From a creative standpoint I hope that one day we can join a network of other podcasts to help with promotion and publicity. We’re so thankful to have the advertising agency that we do, and I hope that we can join forces with a larger community that will help us be able to execute some of the larger goals we have. Like Jordan said, I’d really love to do a live show and/or travel. I’d also like to take a class or two on mastering audio, because that’s where I feel like I need to learn the most.
Since recording the missing person stories, have you heard any new leads on on any cases?
As anyone reached out to you two about a case?
Jordan: Hi Kim!! Thanks for your questions! We have had people reach out to us and point us to a story, which is so awesome. Sometimes it’s just a person interested in a particular case, or it’s someone in the family who wants to talk to us.
As far as new leads go, there have been a few, none of which we can talk about as new investigations have started and we don’t want to jeopardize anything!

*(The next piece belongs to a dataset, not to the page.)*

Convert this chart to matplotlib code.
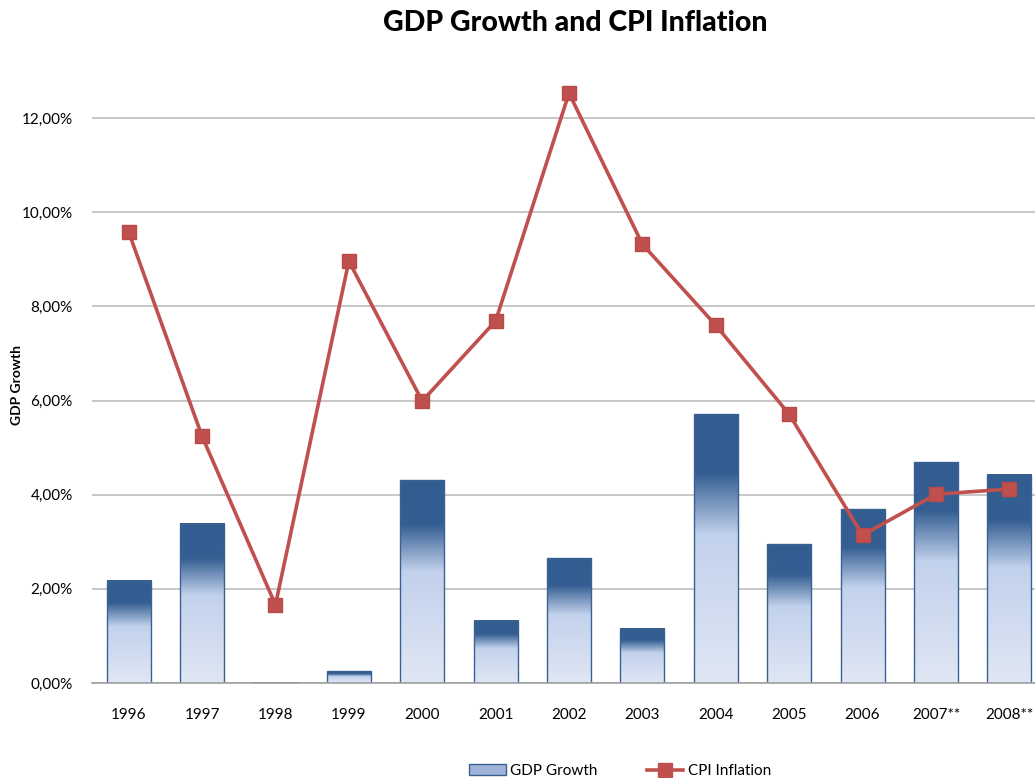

This is not the case for most of our stories, but some have had new detectives assigned because of our work and I think that’s really cool.
Putting out a podcast is work (and you do it very well!). There are deadlines and tasks, so could you share how it fulfills your creative side?
Jordan: Hi Bonnie! Thank you so much! There are a lot of technical aspects to the podcast, but I would say it’s mostly creative. Something I didn’t have much of a background in was interviewing people before this, and until you do it you don’t really realize what an art it is to have a good conversation with another person. My favorite part on the creative side of making a podcast is editing – because you can write it a certain way, and until you sit down and mold it into something it’s still just an idea. I love crafting the voices and music and ideas together.
Thanks for your question Bonnie and for being our first Twitter follower! <3
I think one of the coolest things is hearing a story you've worked so hard on come to life. From first reading about a story to doing the interviews and thinking about how you're going to structure the storyline. Then I begin imagining what kind of music I want and how the pacing will work and when I finally get into the editor and piece it together it's just an amazing feeling. Even though it's hard work to get there I always feel accomplished when it's done.